* Aim of the exercise *
Reproduce each line of the material exactly, minus any picture.

* Data excerpt *
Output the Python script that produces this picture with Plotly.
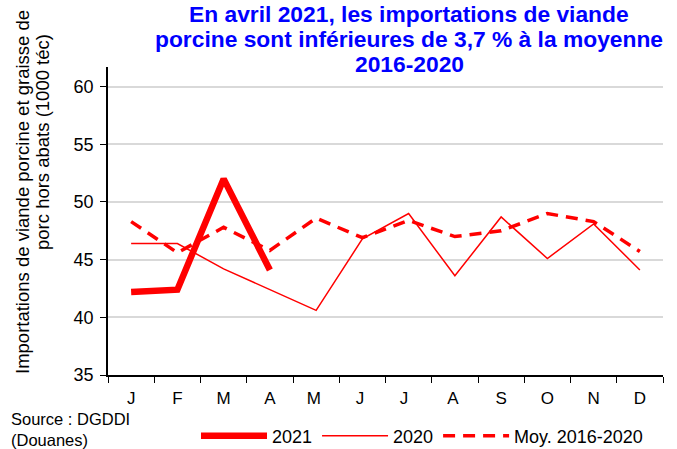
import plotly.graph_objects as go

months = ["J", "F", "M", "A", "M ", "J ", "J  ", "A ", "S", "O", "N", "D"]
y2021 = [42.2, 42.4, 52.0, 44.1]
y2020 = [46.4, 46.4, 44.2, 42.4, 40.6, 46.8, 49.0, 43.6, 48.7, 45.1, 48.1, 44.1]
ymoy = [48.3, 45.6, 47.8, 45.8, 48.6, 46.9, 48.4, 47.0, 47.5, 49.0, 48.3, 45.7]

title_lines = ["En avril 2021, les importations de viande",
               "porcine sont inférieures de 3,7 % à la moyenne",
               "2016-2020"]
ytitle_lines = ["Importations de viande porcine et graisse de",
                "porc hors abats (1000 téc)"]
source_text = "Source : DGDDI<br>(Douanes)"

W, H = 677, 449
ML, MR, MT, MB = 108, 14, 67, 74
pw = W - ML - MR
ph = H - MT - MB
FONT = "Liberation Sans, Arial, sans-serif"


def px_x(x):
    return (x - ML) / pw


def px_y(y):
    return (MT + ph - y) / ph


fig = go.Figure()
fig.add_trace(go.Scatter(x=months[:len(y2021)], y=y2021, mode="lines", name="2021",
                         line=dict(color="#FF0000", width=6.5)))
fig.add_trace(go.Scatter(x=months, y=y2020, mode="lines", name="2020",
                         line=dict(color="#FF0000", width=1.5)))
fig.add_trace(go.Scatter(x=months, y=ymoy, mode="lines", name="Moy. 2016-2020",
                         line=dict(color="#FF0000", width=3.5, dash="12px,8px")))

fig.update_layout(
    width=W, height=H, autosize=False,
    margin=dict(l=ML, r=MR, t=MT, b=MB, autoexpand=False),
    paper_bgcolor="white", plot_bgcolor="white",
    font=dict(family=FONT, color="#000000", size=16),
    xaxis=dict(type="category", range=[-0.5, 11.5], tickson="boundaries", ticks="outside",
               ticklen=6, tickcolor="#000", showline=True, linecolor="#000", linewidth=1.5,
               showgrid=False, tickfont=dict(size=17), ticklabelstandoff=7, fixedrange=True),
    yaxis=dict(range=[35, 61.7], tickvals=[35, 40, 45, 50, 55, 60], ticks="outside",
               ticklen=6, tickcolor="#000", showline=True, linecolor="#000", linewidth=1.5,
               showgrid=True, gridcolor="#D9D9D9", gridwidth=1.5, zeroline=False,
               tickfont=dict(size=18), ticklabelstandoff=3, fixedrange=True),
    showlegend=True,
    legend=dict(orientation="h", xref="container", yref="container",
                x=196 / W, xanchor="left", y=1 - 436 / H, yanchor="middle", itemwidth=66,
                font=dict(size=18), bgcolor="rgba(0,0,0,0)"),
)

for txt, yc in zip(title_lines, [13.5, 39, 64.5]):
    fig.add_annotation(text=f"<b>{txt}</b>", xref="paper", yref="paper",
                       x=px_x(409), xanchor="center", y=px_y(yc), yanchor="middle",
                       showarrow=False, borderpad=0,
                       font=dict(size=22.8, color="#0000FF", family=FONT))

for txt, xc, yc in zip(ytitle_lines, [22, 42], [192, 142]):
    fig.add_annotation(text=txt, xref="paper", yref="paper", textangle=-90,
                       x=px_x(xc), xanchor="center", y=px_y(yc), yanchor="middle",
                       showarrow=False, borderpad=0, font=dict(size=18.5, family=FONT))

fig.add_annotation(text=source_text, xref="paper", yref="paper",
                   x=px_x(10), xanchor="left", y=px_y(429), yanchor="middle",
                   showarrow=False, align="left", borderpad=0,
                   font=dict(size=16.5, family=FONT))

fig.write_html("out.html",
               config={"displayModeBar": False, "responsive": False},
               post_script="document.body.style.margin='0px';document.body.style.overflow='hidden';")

* Expected answer *
Output the Python script that produces this picture with Plotly.
import plotly.graph_objects as go

months = ["J", "F", "M", "A", "M ", "J ", "J  ", "A ", "S", "O", "N", "D"]
y2021 = [42.2, 42.4, 52.0, 44.1]
y2020 = [46.4, 46.4, 44.2, 42.4, 40.6, 46.8, 49.0, 43.6, 48.7, 45.1, 48.1, 44.1]
ymoy = [48.3, 45.6, 47.8, 45.8, 48.6, 46.9, 48.4, 47.0, 47.5, 49.0, 48.3, 45.7]

title_lines = ["En avril 2021, les importations de viande",
               "porcine sont inférieures de 3,7 % à la moyenne",
               "2016-2020"]
ytitle_lines = ["Importations de viande porcine et graisse de",
                "porc hors abats (1000 téc)"]
source_text = "Source : DGDDI<br>(Douanes)"

W, H = 677, 449
ML, MR, MT, MB = 108, 14, 67, 74
pw = W - ML - MR
ph = H - MT - MB
FONT = "Liberation Sans, Arial, sans-serif"


def px_x(x):
    return (x - ML) / pw


def px_y(y):
    return (MT + ph - y) / ph


fig = go.Figure()
fig.add_trace(go.Scatter(x=months[:len(y2021)], y=y2021, mode="lines", name="2021",
                         line=dict(color="#FF0000", width=6.5)))
fig.add_trace(go.Scatter(x=months, y=y2020, mode="lines", name="2020",
                         line=dict(color="#FF0000", width=1.5)))
fig.add_trace(go.Scatter(x=months, y=ymoy, mode="lines", name="Moy. 2016-2020",
                         line=dict(color="#FF0000", width=3.5, dash="12px,8px")))

fig.update_layout(
    width=W, height=H, autosize=False,
    margin=dict(l=ML, r=MR, t=MT, b=MB, autoexpand=False),
    paper_bgcolor="white", plot_bgcolor="white",
    font=dict(family=FONT, color="#000000", size=16),
    xaxis=dict(type="category", range=[-0.5, 11.5], tickson="boundaries", ticks="outside",
               ticklen=6, tickcolor="#000", showline=True, linecolor="#000", linewidth=1.5,
               showgrid=False, tickfont=dict(size=17), ticklabelstandoff=7, fixedrange=True),
    yaxis=dict(range=[35, 61.7], tickvals=[35, 40, 45, 50, 55, 60], ticks="outside",
               ticklen=6, tickcolor="#000", showline=True, linecolor="#000", linewidth=1.5,
               showgrid=True, gridcolor="#D9D9D9", gridwidth=1.5, zeroline=False,
               tickfont=dict(size=18), ticklabelstandoff=3, fixedrange=True),
    showlegend=True,
    legend=dict(orientation="h", xref="container", yref="container",
                x=196 / W, xanchor="left", y=1 - 436 / H, yanchor="middle", itemwidth=66,
                font=dict(size=18), bgcolor="rgba(0,0,0,0)"),
)

for txt, yc in zip(title_lines, [13.5, 39, 64.5]):
    fig.add_annotation(text=f"<b>{txt}</b>", xref="paper", yref="paper",
                       x=px_x(409), xanchor="center", y=px_y(yc), yanchor="middle",
                       showarrow=False, borderpad=0,
                       font=dict(size=22.8, color="#0000FF", family=FONT))

for txt, xc, yc in zip(ytitle_lines, [22, 42], [192, 142]):
    fig.add_annotation(text=txt, xref="paper", yref="paper", textangle=-90,
                       x=px_x(xc), xanchor="center", y=px_y(yc), yanchor="middle",
                       showarrow=False, borderpad=0, font=dict(size=18.5, family=FONT))

fig.add_annotation(text=source_text, xref="paper", yref="paper",
                   x=px_x(10), xanchor="left", y=px_y(429), yanchor="middle",
                   showarrow=False, align="left", borderpad=0,
                   font=dict(size=16.5, family=FONT))

fig.write_html("out.html",
               config={"displayModeBar": False, "responsive": False},
               post_script="document.body.style.margin='0px';document.body.style.overflow='hidden';")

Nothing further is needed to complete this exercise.